A crowd listened to one of five faculty speakers for the biennial art reception on Oct. 26 in Archer Gallery at 1 p.m.
Art instructor Michelle Ramin has two of a 10-painting series on display depicting the Mona Lisa through hands and cameras. She said her inspiration came after seeing Da Vinci’s Mona Lisa and Monet’s Water Lilies in Paris with her husband.
Arriving jetlagged yet eager at The Louvre museum by 8 a.m., she said thousands of people already barricaded the Mona Lisa, waving electronics to makeshift binoculars. Ramin said her goal is to encourage viewers to examine their own use of social media and technology. “How addicted are you?” she asked.
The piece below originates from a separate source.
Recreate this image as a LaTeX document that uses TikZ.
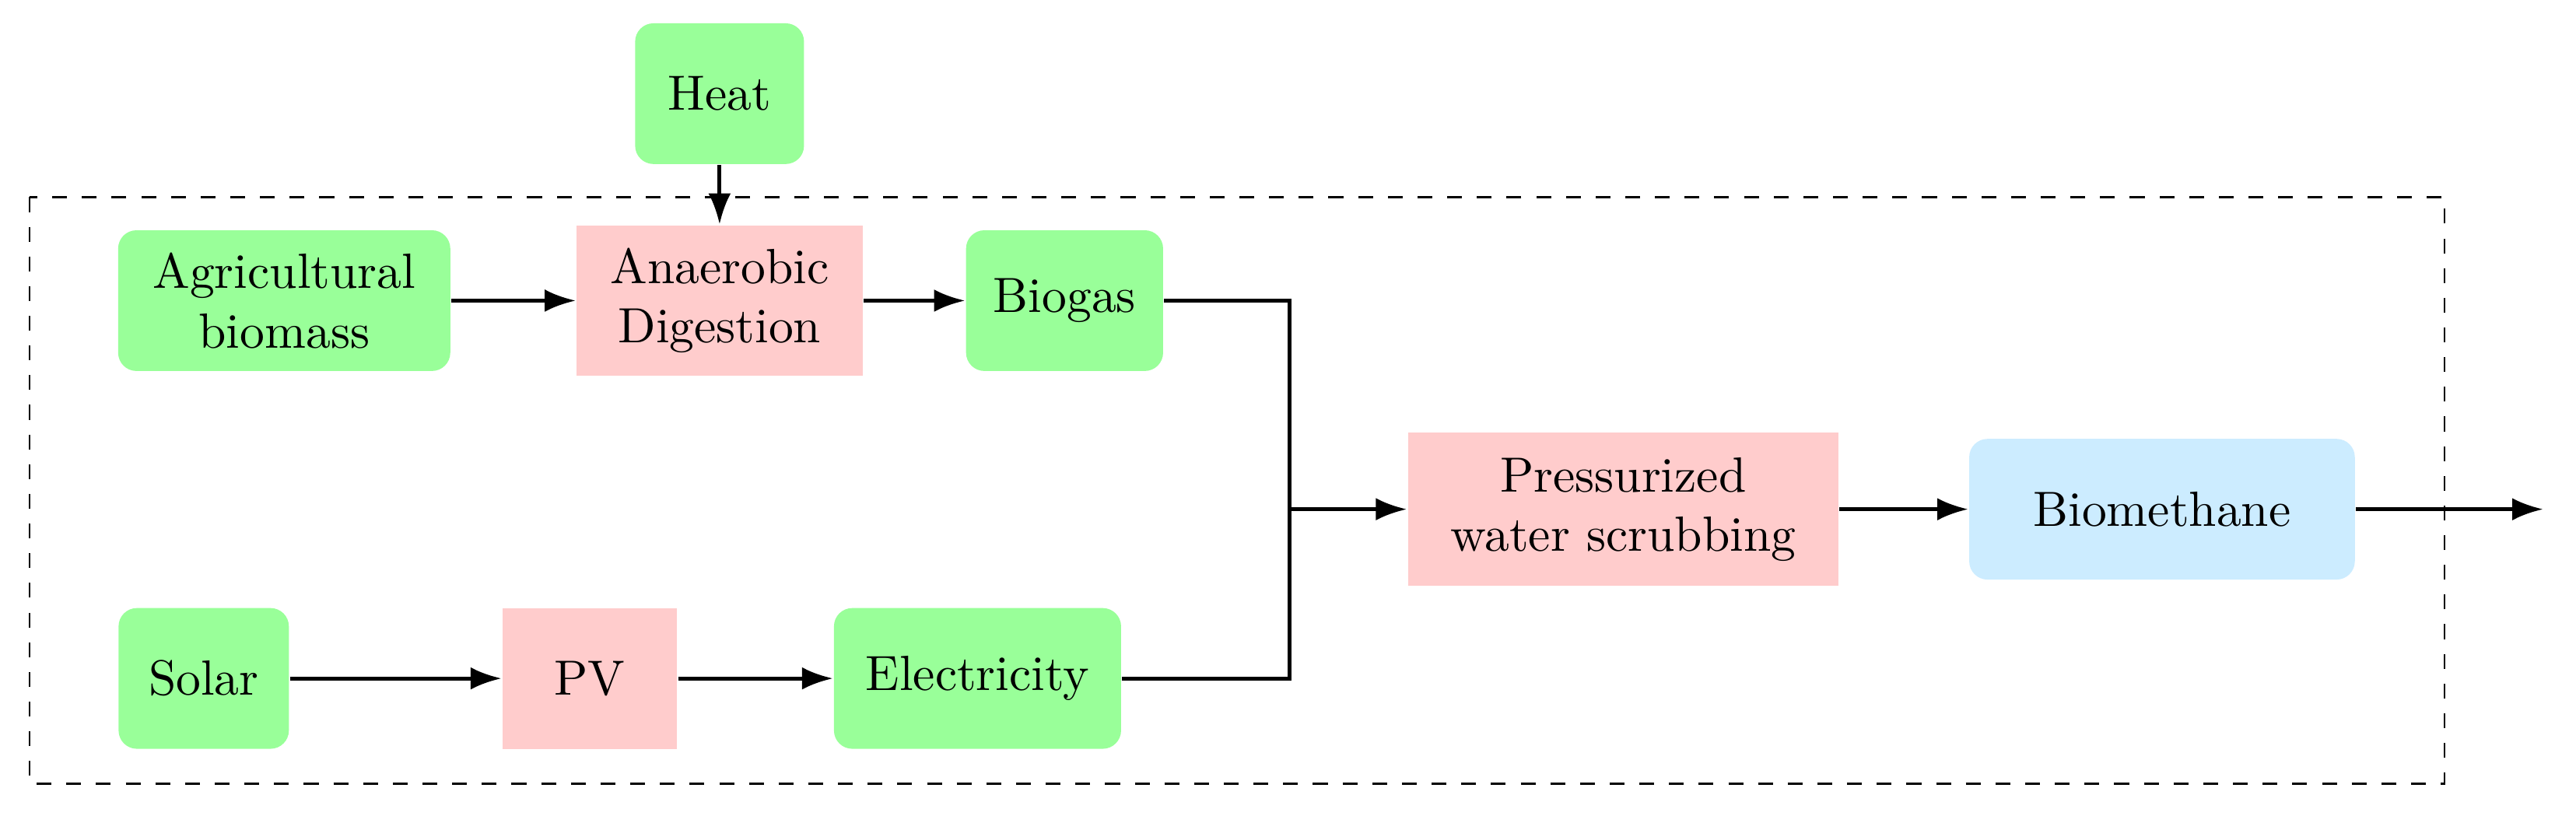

The Art Talks series and the gallery receptions are both made possible through the Archer Gallery program. The two events correlate in support of the featured exhibitions.
A Painter of almost 40 years, Stephen Hayes said it took almost six hours to complete his oil landscape, which pulls inspiration from exploring Google Maps.
“I’m seeing what it makes me feel like, what it makes me smell,” he said.
Graphic design student Victoria Gutierrez said her first experience at an Archer Gallery reception allowed her to reflect on her own creative goals. “It’s cool to see people sharing their art and to be on the other side of that,” Gutierrez said.
Art Professor Senseney Stokes’ “bloody” taxidermy rabbit was Guiterrez’s favorite work.
Titled, “Where I end and You Begin,” Stokes said she made her piece “as gruesome as possible” and was pleased with the final effect. “I don’t think rabbits even have that much blood in their bodies,” she said.
Stokes organizes Archer Gallery’s receptions and said her goal is to enrich Clark by providing professional art and two art talks every quarter where you can learn about the approach, process and execution.
There are plenty of talks on deck for following quarters. According to Clark’s website, one will be held on Nov. 16 from seven to eight p.m. in the Penguin Union Building student lounge. Stokes said one talk will feature Seattle-based mathematical painter Michael Schultheis.
She’s looking to show his work, which has been displayed in over 40 exhibitions worldwide. Stokes hopes to invite Portland-native artist Victor Maldonado to feature in the gallery.
She said in Spring the gallery will solely feature an artist-in-residence, who will share knowledge with art students and faculty for a week.
Though the program is directed toward aspiring art students, Stokes said she adores when people from different departments with different majors wander through. The gallery is free and open to the public Tuesday through Saturday.